Aspen Poets’ Society’s Spotlight on Student Poets returns
If You Go...
Who: Aspen Poets’ Society
What: Spotlight on Student Poets
When: 6:30 p.m. on Sunday
Where: Victoria’s Cafe in Aspen
How Much: Free
The Aspen Poets’ Society has been making a greater effort than ever to reach out to downvalley students and turn them into poets, so it’s no surprise that most of the youth participating in the second annual Spotlight on Student Poets are from downvalley.
“I think our efforts to contact as many teachers as possible was more efficient,” said Kim Nuzzo, president and co-founder of the Aspen Poets’ Society.
The Spotlight on Student Poets began last year as a way to celebrate National Poetry Month in April.
“One of the best ways would be to give a voice to younger members of our community who don’t necessarily have a venue for sharing their poetry out loud,” Nuzzo said.
This year, more than 20 students, from kindergarten through high school, will get on the mic at Victoria’s Cafe in Aspen to share one poem they’ve written.
Erica Massender, a 14-year-old freshman at Glenwood Springs High School, said she got interested in poetry in 6th grade when spoken word artist Logan Phillips was brought to her school by the Aspen Poets’ Society. She said he was so inspiring that she couldn’t wait to get some of her own words down on paper.
“I was writing on the bus ride home,” she said. “I was a writer before that, and I had interest in some of the things I wrote but didn’t know what to put them into. A lot of it ended up working as poetry.”
Massender said she usually has stage fright, but never when she’s reading her poetry. Even the first time she did it, she wasn’t afraid.
“I love all kinds of art, and poetry was just another type of art that made me feel confident about myself and made me more open,” she said.
Owen O’Farrell, a 14-year-old freshman at Roaring Fork High School, said his first open mic experience wasn’t quite as smooth.
“The first time I was extremely nervous,” he said. “I hadn’t performed at all really, so I was still a frightened kid.”
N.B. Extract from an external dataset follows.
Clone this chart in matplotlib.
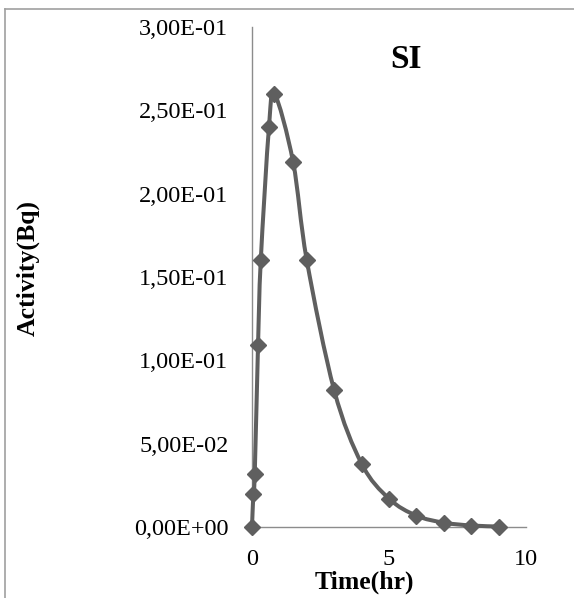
import matplotlib
matplotlib.use("Agg")
import matplotlib.pyplot as plt
from matplotlib.path import Path
from matplotlib.patches import PathPatch
from matplotlib.lines import Line2D
import numpy as np

# Data
time_hr = [0, 0.05, 0.1, 0.22, 0.32, 0.62, 0.82, 1.5, 2.0, 3.0, 4.0, 5.0, 6.0, 7.0, 8.0, 9.0]
activity = [0.0, 0.020, 0.032, 0.109, 0.160, 0.240, 0.260, 0.219, 0.160, 0.082, 0.038,
            0.017, 0.0068, 0.0026, 0.0009, 0.0003]
y_ticks = [0.0, 0.05, 0.10, 0.15, 0.20, 0.25, 0.30]
y_tick_labels = ["0,00E+00", "5,00E-02", "1,00E-01", "1,50E-01", "2,00E-01", "2,50E-01", "3,00E-01"]
x_ticks = [0, 5, 10]
x_tick_labels = ["0", "5", "10"]
title = "SI"
xlabel = "Time(hr)"
ylabel = "Activity(Bq)"

W, H = 574, 598
fig = plt.figure(figsize=(W / 100, H / 100), dpi=100)
serif = ["Liberation Serif", "DejaVu Serif"]
plt.rcParams['font.family'] = serif

ax_l, ax_r, ax_b, ax_t = 252, 526, 527, 27
ax = fig.add_axes([ax_l / W, 1 - ax_b / H, (ax_r - ax_l) / W, (ax_b - ax_t) / H])
ax.set_xlim(0, 10)
ax.set_ylim(0, 0.30)

line_color = "#5f5f5f"
axis_color = "#8c8c8c"

# Smoothed line (Excel-like Catmull-Rom through the data points)
pts = np.column_stack([time_hr, activity])
n = len(pts)
verts = [pts[0]]
codes = [Path.MOVETO]
for i in range(n - 1):
    p0 = pts[i - 1] if i > 0 else pts[i]
    p1 = pts[i]
    p2 = pts[i + 1]
    p3 = pts[i + 2] if i + 2 < n else pts[i + 1]
    c1 = p1 + (p2 - p0) / 6.0
    c2 = p2 - (p3 - p1) / 6.0
    verts += [c1, c2, p2]
    codes += [Path.CURVE4, Path.CURVE4, Path.CURVE4]
patch = PathPatch(Path(verts, codes), facecolor="none", edgecolor=line_color,
                  lw=2.9, capstyle="round", joinstyle="round", zorder=3, clip_on=False)
ax.add_patch(patch)
ax.plot(time_hr, activity, linestyle="none", marker="D", ms=8.3, color=line_color,
        mec=line_color, mew=1, zorder=4, clip_on=False)

for s in ["top", "right"]:
    ax.spines[s].set_visible(False)
for s in ["left", "bottom"]:
    ax.spines[s].set_color(axis_color)
    ax.spines[s].set_linewidth(1.0)

ax.set_yticks(y_ticks)
ax.set_yticklabels(y_tick_labels)
ax.set_xticks(x_ticks)
ax.set_xticklabels(x_tick_labels)
ax.tick_params(axis="both", length=0, labelsize=17.5, colors="#000000")
ax.tick_params(axis="y", pad=17)
ax.tick_params(axis="x", pad=16)

fig.text(406 / W, 1 - 60 / H, title, ha="center", va="center", fontsize=24,
         fontweight="bold")
fig.text(364 / W, 1 - 582 / H, xlabel, ha="center", va="center", fontsize=18.5,
         fontweight="bold")
fig.text(28 / W, 1 - 268 / H, ylabel, ha="center", va="center", fontsize=18.5,
         fontweight="bold", rotation=90)

# Outer chart-area border (top and left edges visible)
fig.add_artist(Line2D([5 / W, 5 / W], [0, 1 - 9 / H], transform=fig.transFigure,
                      color="#a0a0a0", lw=1.2))
fig.add_artist(Line2D([5 / W, 1], [1 - 9 / H, 1 - 9 / H], transform=fig.transFigure,
                      color="#a0a0a0", lw=1.2))

fig.savefig("out.png", dpi=100)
Since then, O’Farrell has gotten involved in theater and become more comfortable as a poet, so he said he doesn’t really get nervous anymore. He sees poetry as a way to share ideas, since sometimes he struggles to express himself when just speaking, he said. But his favorite thing about poetry is the community he’s found.
“I like the community of spoken word poets,” he said. “Everyone is very inviting, and they have some amazing ideas to share. Getting their perspective on life is a beautiful thing.”
Nuzzo said one of the goals of the Aspen Poets’ Society is to share poetry with young people in an accessible way that may not be achieved in a school setting.
“I don’t know if there’s a better way to encourage the democratization of poetry than exposing young people to it in a more accessible way,” she said. “Billy Collins, who was our national Poet Laureate in 2001, said high school is the place where poetry goes to die. I think what he’s talking about is often by that time, a kid is already turned off of the idea of reading something that’s not accessible. Poetry can make a person feel dumb. By exposing people to the spoken word, we’re able to tap into some of the other things poetry has to offer: the pleasure of sound, the pleasure of metaphor, the pleasure of imaginative travel.”
Nuzzo said adolescence is the perfect time for someone to discover poetry.
“A lot of people who write, if you ask them, a lot started in their teenage years,” she said. “In that state where a teen feels alone, feels isolated, it’s a way for them to connect. I think poetry is in us. It’s already in us. It just needs to be encouraged, and it’ll come out.”